Akousmatikoi – scores, enharmonic electric bass

In large ensemble with…
Lunurumh – voices
Michel Doneda – soprano saxophone
Le Quan Ninh –percussion
Jason Van Gulick – drum
Kasper T. Toeplitz – bass
Antoine Chessex – tenor saxophone
Paolo Sanna – watherphone

Eingang | Periode I-IV
Periode V-VI
Periode VII-IX
Periode X-XII
Periode XIII | Ausgang
(46.57)

Minotauro Records M 2017-7

So this landed in my inbox out of the blue… or should I say, out of the pit?

Who is Tele.s.therion? Is it a person, a collective, a band name? The Facebook page won’t help you. And given the ‘acousmatic’ concept, nor should it… The akousmatikoi (ἀκουσματικοί) were pupils of Pythagoras sitting in silence as he lectured from behind a screen. The absence of visual input was meant to make them concentrate all the more on what they were hearing.

Tele.s.therion has (have) applied this concept musically. Each musician improvised their own music in isolation from the rest, the only cue was the enharmonic electric bass track. It’s a very isolated (and isolating) mode of improvisation, focused purely on sound with no visual or interpersonal cues… Give the whole thing an ominous black metal vibe and the result is an improvised work like no other.

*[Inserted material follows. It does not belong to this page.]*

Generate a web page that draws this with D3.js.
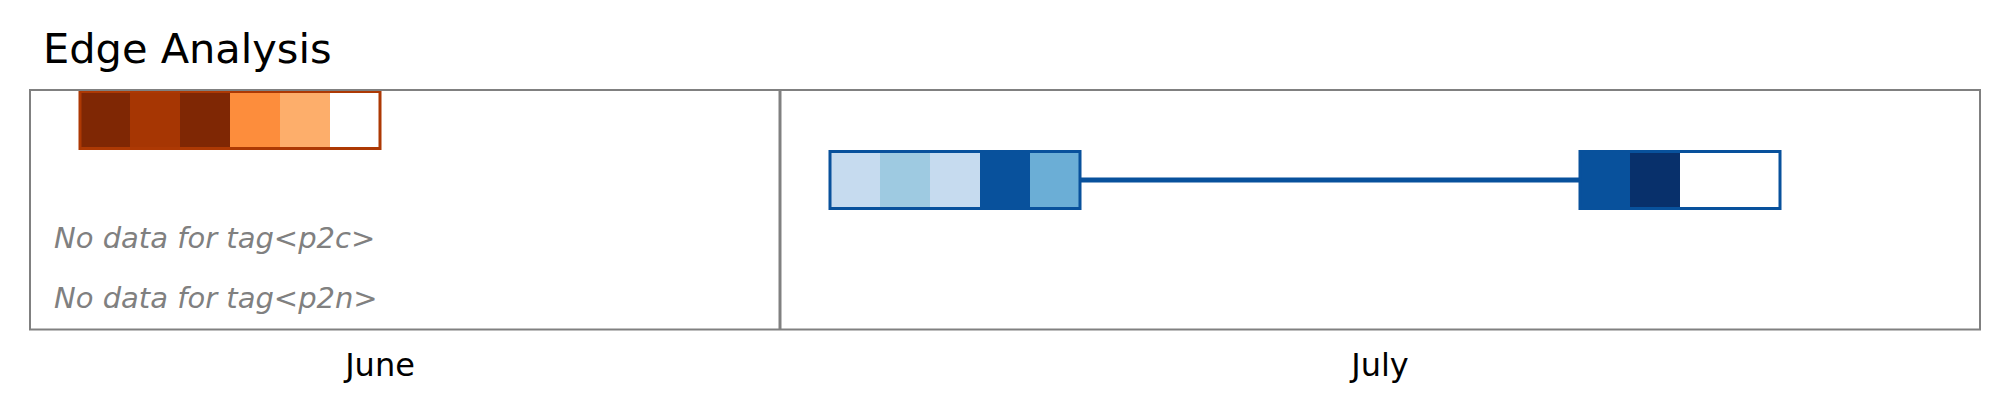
<!DOCTYPE html>
<html>
<head>
<meta charset="utf-8">
<script src="https://cdn.jsdelivr.net/npm/d3@7"></script>
<style>
  html, body { margin: 0; padding: 0; background: #fff; }
  svg { display: block; font-family: "DejaVu Sans", sans-serif; }
</style>
</head>
<body>
<svg id="chart" width="2009" height="414"></svg>
<script>
// ---------- data ----------
const title = "Edge Analysis";
const domainDates = ["2024-06-16", "2024-07-25"];
const months = ["June", "July"];
const monthStarts = ["2024-06-15", "2024-07-01"];
const monthEnds = ["2024-07-01", "2024-07-25"];
const tags = ["p2a", "p2b", "p2c", "p2n"];
const noDataTags = ["p2c", "p2n"];

// segment runs: tag, start date, daily levels (null = empty day)
const segTags = ["p2a", "p2b", "p2b"];
const segStarts = ["2024-06-17", "2024-07-02", "2024-07-17"];
const segLevels = [
  [8, 7, 8, 4, 3, null],
  [2, 3, 2, 7, 4],
  [7, 8, null, null]
];
const segScheme = ["orange", "blue", "blue"];
// connections between consecutive runs on same tag
const links = [[1, 2]];

// ---------- layout ----------
const W = 2009, H = 414;
const mLeft = 30, mRight = 1980, mTop = 90, mBottom = 329.5;
const svg = d3.select("#chart");
const parse = d3.utcParse("%Y-%m-%d");
const DAY = 24 * 3600 * 1000;

const x = d3.scaleUtc().domain(domainDates.map(parse)).range([mLeft, mRight]);
const y = d3.scaleBand().domain(tags).range([mTop, 330]).paddingInner(0);
const palettes = {
  orange: { colors: d3.schemeOranges[9], stroke: "#ad3904" },
  blue: { colors: d3.schemeBlues[9], stroke: "#08519c" }
};

// title
svg.append("text").attr("x", 43).attr("y", 63)
  .attr("font-size", 41.5).attr("fill", "#000").text(title);

// links (under boxes)
links.forEach(([a, b]) => {
  const sa = parse(segStarts[a]), sb = parse(segStarts[b]);
  const endA = new Date(+sa + segLevels[a].length * DAY);
  const cy = y(segTags[a]) + y.bandwidth() / 2;
  svg.append("line")
    .attr("x1", x(endA)).attr("x2", x(sb))
    .attr("y1", cy).attr("y2", cy)
    .attr("stroke", palettes[segScheme[a]].stroke).attr("stroke-width", 5);
});

// boxes
const pad = 1.5;
segLevels.forEach((levels, i) => {
  const pal = palettes[segScheme[i]];
  const s = parse(segStarts[i]);
  const y0 = y(segTags[i]) + pad, h = y.bandwidth() - 2 * pad;
  const g = svg.append("g");
  g.selectAll("rect.cell").data(levels).join("rect")
    .attr("class", "cell")
    .attr("x", (d, k) => x(new Date(+s + k * DAY)))
    .attr("width", (d, k) => x(new Date(+s + (k + 1) * DAY)) - x(new Date(+s + k * DAY)))
    .attr("y", y0).attr("height", h)
    .attr("fill", d => d == null ? "#ffffff" : pal.colors[d]);
  const e = new Date(+s + levels.length * DAY);
  g.append("rect")
    .attr("x", x(s)).attr("width", x(e) - x(s))
    .attr("y", y0).attr("height", h)
    .attr("fill", "none").attr("stroke", pal.stroke).attr("stroke-width", 3);
});

// no data messages
noDataTags.forEach(t => {
  svg.append("text")
    .attr("x", 54).attr("y", y(t) + y.bandwidth() / 2 + 8)
    .attr("font-size", 29).attr("font-style", "italic")
    .attr("fill", "#808080").text(`No data for tag<${t}>`);
});

// frame and month divider
svg.append("rect").attr("x", mLeft).attr("y", mTop)
  .attr("width", mRight - mLeft).attr("height", mBottom - mTop)
  .attr("fill", "none").attr("stroke", "#808080").attr("stroke-width", 2);
monthStarts.slice(1).forEach(m => {
  svg.append("line").attr("x1", x(parse(m))).attr("x2", x(parse(m)))
    .attr("y1", mTop).attr("y2", mBottom)
    .attr("stroke", "#808080").attr("stroke-width", 3);
});

// month labels
months.forEach((m, i) => {
  const cx = (x(parse(monthStarts[i])) + x(parse(monthEnds[i]))) / 2;
  svg.append("text").attr("x", cx).attr("y", 376)
    .attr("text-anchor", "middle").attr("font-size", 32)
    .attr("fill", "#000").text(m);
});
</script>
</body>
</html>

The vocals are often indistinguishable (by me, at least) groans and non-human invocations – imagine a Saruman and Uruk-hai staff meeting conducted in Gregorian chant and you’re halfway there. The other half is a more ethereal component, somehow purer and lighter and yet more obscure. If I were to go with the obvious interpretation, think angels falling – lots of them.

The music is a dark, sweet morass of bass and synth drones, subterranean (stygian even) rumblings, metal scrapings, and subliminal saxophones. Given the recording process, huge credit has to go to the editing: everything is perfectly balanced. There’s an incredible sense of depth and clarity, everything has its place in what feels like a very three-dimensional sound picture. Fine details continually arise from the abyss only to fall back under the next wave of cleansing distortion.

It’s the aural equivalent of watching The Omen – hugely atmospheric, deeply forbidding and you just know that bad things are going to happen. And yet, you can’t help rooting for little Damien. He may be here to destroy the world and you with it but there’s ultimately something quite compelling at work here. Immerse yourself… if you dare.

The Stockhausen fans will have noticed that the title, Luzifers Abschied, comes from the opera “Licht: die sieben Tage der Woche” (Just in case you take me for an educated man, I confess I didn’t know that until the liner notes told me.)